If you've been paying attention to your water bill, you may have noticed an increase in rates in recent years. You might have been nicked again with a higher registration fee for your car, boat or all-terrain vehicle—and possibly all three. Come to think of it, your fishing license was more this year, and the cost of getting your passport for that trip to Cancun seemed pretty steep too.
The theme of these rising expenses is that they are all government fees. While fees don't have the scale or the visibility of taxes, their presence and overall cost have been on a steady incline. And if you're a user of these services, you can no more avoid these price hikes than you could the tax man.
In Minnesota, for example, water and sewer rates are forecast to continue rising because water systems are in need of major improvements. Over the next two decades, and assuming that improvements are paid for by ratepayers, annual household costs for water and sewer services will grow from $401 to $727, according to a report last year by the League of Minnesota Cities. That's absent any run-of-the-mill increases from operations, inflation or other unpredictable matters.
And this is just one of a litany of government fee increases across the Ninth District, either recently undertaken or likely in the future, both big and small, and all of them coming to your pocketbook. In Wisconsin, legislators are considering hikes in a number of fees to help close a $1.6 billion budget deficit, including a $10 bump in the annual motor vehicle registration fee. In South Dakota, livestock ownership inspection fees increased by a dime per animal and now total 80 cents per head. At the University of North Dakota, mandatory annual student fees topped $1,000 for the 2006-07 school year, according to a November report by an accrediting agency.
In Minnesota, a spreadsheet of changes made to government fees, co-pays and surcharges during the 2003 and 2005 legislative sessions runs 10 pages long. For the 2006-07 biennium, these changes are expected to add about $934 million in revenue to the state, according to a March 2006 report by the Minnesota Office of Senate Counsel, Research and Fiscal Analysis.
U.S. Census data show that government fee revenue has been rising rapidly at the state and local levels among all Ninth District states. Though fees provide a relatively small portion of total government revenue, their growth has been accelerating and has outpaced growth in tax revenue during the first part of this decade at both the state and local levels (see chart).
Is the rise in fees good, bad or indifferent? Cumulatively, it's hard to say, because it depends on the types of public goods and services involved, and detailed data on such matters are generally not available. For classic kinds of public goods (think national defense) whose benefits are widely dispersed, nonrival (one person's consumption of the good does not keep it from others) and nonexcludable (no way to prevent its consumption once available), economists argue that all people should bear the cost through general taxation. A tax paid by everyone removes the free-rider problem—people who benefit but are not paying.

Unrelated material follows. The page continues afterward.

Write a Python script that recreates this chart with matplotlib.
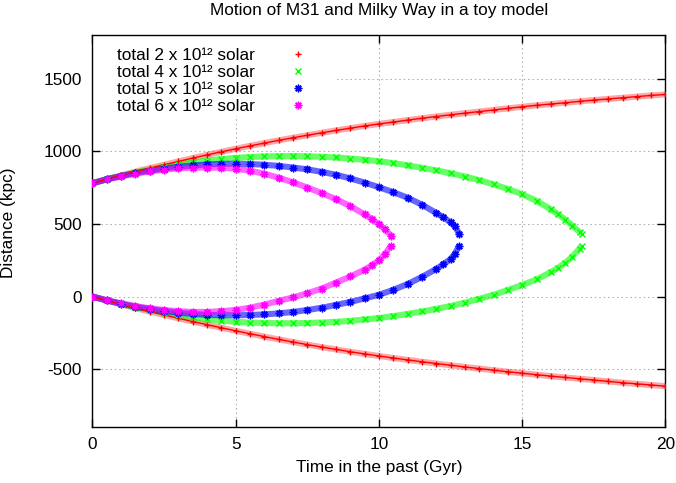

But not all public goods or services fit this definition. Fees come into play, at least theoretically, as the users and beneficiaries of public goods become more narrow and well defined (in econ-speak, more rival and excludable). For example, public education is funded through taxes. But as budgets get tight, fees are being widely introduced to help fund such things as extracurricular activities, with participants bearing the cost.
That general phenomenon appears to be a common reason for the rise in government fees: Pressure has been mounting to hold the line on taxes, and governments at all levels are asking the users of certain services to bear more of the cost in order to maintain the service—a move economists applaud because it's a more efficient way of providing service when beneficiaries are limited.
But there is not always a direct link between the fee being charged and the cost to provide the service, and there appears to be some evidence of a revenue shell game going on as governments seek new sources of revenue given the backlash against higher taxes. In some cases, new charges are fees in name only; fundamentally, they are taxes because they are not charged based on service use.
Fees also appear to be going up because they can, politically speaking. Many are small in actual cost, and the process for increasing them comparatively simple. Fees have little uniformity among the many hundreds of government units authorized to charge them, and there is no central entity keeping tabs on the cumulative number of fees and their growth in cost over time.
While taxpayers can easily see the prevailing trend in property and income taxes they pay every year, getting a handle on fee increases is something like being in a drafty room: You notice it, but sometimes you're not sure where it's coming from, and it's not breezy enough for you to hunt out the source and do something about it. Some believe this dispersed, nickel-and-dime strategy distracts the public from closer scrutiny of government fees and defuses any buildup of public outrage.
The rising tide of fees
Fees exist at all levels of government, from the state down to villages and townships. Fees are charged for products or services not otherwise financed through general government revenue. The fees included in this analysis include user charges (refuse collection), fines and penalties (speeding ticket), licenses and permits (marriage, building) and utilities. Special assessments are not included.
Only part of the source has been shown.